The goal of the project is to create a shiny application that predicts next word using the one, two or three preceding words within a sentence. This report consists on an exploratory data analysis of a text corpus conformed by several text sources (twitter, blogs, news) provided by Coursera along with Swiftkey. This file does not pretend to be technical but to show the general insights of the text corpus to build a suitable algorithm that allow me to achieve the goal of the project with a reasonable accuracy.

Loading data, summary tables

##   text.type Number.of.lines
## 1   Twitter         2360148
## 2     Blogs          899288
## 3      News           77259

Text sampling and merging into a single text corpus:

In order to enhance the efficiency of the shiny app , it’s necessary to subset the text corpus thus obtaining a meaning full sample of each of the text sources. To achieve this, I randomly sampled each of the sentences of text sources using a binary distribution with a probability success of 20%. Doing reduces the size of the corpus in about 80 % without loosing a significant accuracy.
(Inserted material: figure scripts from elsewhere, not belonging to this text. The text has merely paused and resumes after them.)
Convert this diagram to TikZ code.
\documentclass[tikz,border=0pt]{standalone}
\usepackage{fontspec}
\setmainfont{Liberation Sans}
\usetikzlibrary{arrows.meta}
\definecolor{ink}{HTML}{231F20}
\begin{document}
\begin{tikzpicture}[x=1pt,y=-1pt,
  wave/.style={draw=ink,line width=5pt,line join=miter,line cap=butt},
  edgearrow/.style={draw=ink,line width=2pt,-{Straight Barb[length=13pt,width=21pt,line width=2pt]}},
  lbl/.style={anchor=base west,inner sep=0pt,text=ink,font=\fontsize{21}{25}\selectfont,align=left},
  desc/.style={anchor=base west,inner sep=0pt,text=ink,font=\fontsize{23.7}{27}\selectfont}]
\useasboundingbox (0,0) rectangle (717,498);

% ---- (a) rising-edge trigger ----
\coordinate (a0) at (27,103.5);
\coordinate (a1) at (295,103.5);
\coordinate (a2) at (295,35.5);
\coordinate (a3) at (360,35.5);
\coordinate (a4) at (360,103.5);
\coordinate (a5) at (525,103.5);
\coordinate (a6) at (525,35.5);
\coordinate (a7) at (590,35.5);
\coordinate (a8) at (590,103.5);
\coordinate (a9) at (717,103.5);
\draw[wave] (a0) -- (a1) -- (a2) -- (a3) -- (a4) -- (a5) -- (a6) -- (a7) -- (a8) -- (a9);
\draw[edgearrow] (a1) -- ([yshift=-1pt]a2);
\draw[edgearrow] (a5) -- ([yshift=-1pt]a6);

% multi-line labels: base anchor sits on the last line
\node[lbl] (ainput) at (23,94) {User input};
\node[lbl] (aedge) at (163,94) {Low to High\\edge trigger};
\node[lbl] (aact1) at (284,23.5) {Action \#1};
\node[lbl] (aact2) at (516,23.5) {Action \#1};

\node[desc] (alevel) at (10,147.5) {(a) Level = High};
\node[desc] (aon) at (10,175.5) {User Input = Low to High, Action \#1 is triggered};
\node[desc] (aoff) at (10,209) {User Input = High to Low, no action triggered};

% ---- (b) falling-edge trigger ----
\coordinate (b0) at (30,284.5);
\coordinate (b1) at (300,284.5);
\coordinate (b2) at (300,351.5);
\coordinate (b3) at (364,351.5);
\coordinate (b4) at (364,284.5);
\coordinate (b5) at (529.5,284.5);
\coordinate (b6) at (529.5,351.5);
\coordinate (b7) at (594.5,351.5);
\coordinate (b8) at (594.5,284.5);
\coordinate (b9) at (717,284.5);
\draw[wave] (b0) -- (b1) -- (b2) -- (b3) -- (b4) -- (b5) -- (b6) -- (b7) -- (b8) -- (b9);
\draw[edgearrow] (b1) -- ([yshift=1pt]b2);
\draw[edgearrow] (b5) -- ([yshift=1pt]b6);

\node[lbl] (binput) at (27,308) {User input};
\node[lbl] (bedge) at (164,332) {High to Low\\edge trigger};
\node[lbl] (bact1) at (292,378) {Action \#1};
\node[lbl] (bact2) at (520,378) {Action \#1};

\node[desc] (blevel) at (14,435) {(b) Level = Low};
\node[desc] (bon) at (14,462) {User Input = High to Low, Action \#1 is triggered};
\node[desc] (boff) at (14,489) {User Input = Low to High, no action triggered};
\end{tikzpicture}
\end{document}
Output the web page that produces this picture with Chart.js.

Finally I got a merged text corpus from all the sources that would be used as training set for my future algorithm.

##        text.type Number.of.lines
## 1 Sample Twitter          471431
## 2   Sample Blogs          179676
## 3    Sample News           15338
## [1] "total number of sentences in the orginal corpus: 3336695 lines"
## [1] "total number of sentences in the sampled corpus: 666445 lines"

Tockenization and text pre-processing:

The next step is to “tokenize” the text corpus and to preprocess the text. The “tokenization” process, consist on splitting the sentences of the corpus into basic components, in this case, single words. I included some preprocessing techniques in order to remove and gather some words regarding their conceptual meaning. These techniques included, transforming the text to lowercase, removal of punctuation, hashtags, numbers, separators, urls, etc.

As we were using some informal language text, it was necessary to do some profanity cleaning. So I downloaded a dictionary of profany words in English in order to remove this words from our corpus.

The following plot shows the frequency of unique words that are part of our text corpus vocabulary. It’s important to notice that even though we have a really big collection of unique words, just a few thousands of these words represent the 90% of the vocabulary in the corpus. This means we got a high sparsity; hence, in order to reduce the size of our app, it will be a good idea to subset the words used in our algorithm using the most frequent vocabulary present in our corpus.

## [1] "Total unique words in the text corpus 207946"
## [1] "Number of unique words that gather 90% of the corpus vocabulary: 6366"

Obtaining n-grams from text corpus:

The term N-gram means a structural language body made of “n” consecutive words. In the last step we already obtained what we called “unigrams” that are n-grams where n=1 (1 word). From this we can get the rest of n-grams from our text corpus, as bigrams, n-grams conformed by two consecutive words, and trigrams, n-grams conformed by 3 consecutive words.

Splitting our corpus vocabulary into n-grams is necessary when we want to predict the next word given the last words. So we can use the frequency of n-grams in our corpus as a maximum likelihood estimate (MLE) of the probability of appearence of each of these n-grams in our language. The algorithm proposed will be explained at the end of this file.

The next histograms plots containg the 100 most used n-grams in ur corpus and their respective word soup. Notice that the same principle will be used as before, I’m just going to use the n-grams with higher frequency over the text corpus so the app works faster and doesn’t saturate our storage on the cloud.

Top 100 unigrams

Top 100 bigrams

Top 100 trigrams

Once I obtained the frequency table of the different ngrams, it was easier to identify unwanted tokens, hence the pre-processing method was carried out in an iterative way until I get a set of “clean” tokens.

Next steps: Building an n-gram algorithm and a shiny app .

The algorithm that will be used is called Kaltz back off model. As it was explained before, this algorithm uses our n-grams frequency tables and trough the probability chain rules of dependendant events along with the Markov’s assuption, we could predict our next word given the last one or two words.

This algorithm , by default, uses the higher level n-gram to match the one that has the highest probability given by their n-1 previous words. If there is no match, it will reduce the level of the n-gram until it finds a match using n-1 previous words. One of the problem of this kind of methods consist on estimating the probability of unobserved n-grams. In this case, this algorithm will discount a probability mass from observed n-grams and will distibute it to the unobserved n-grams thus avoiding getting zero probabilites which are far away from reality.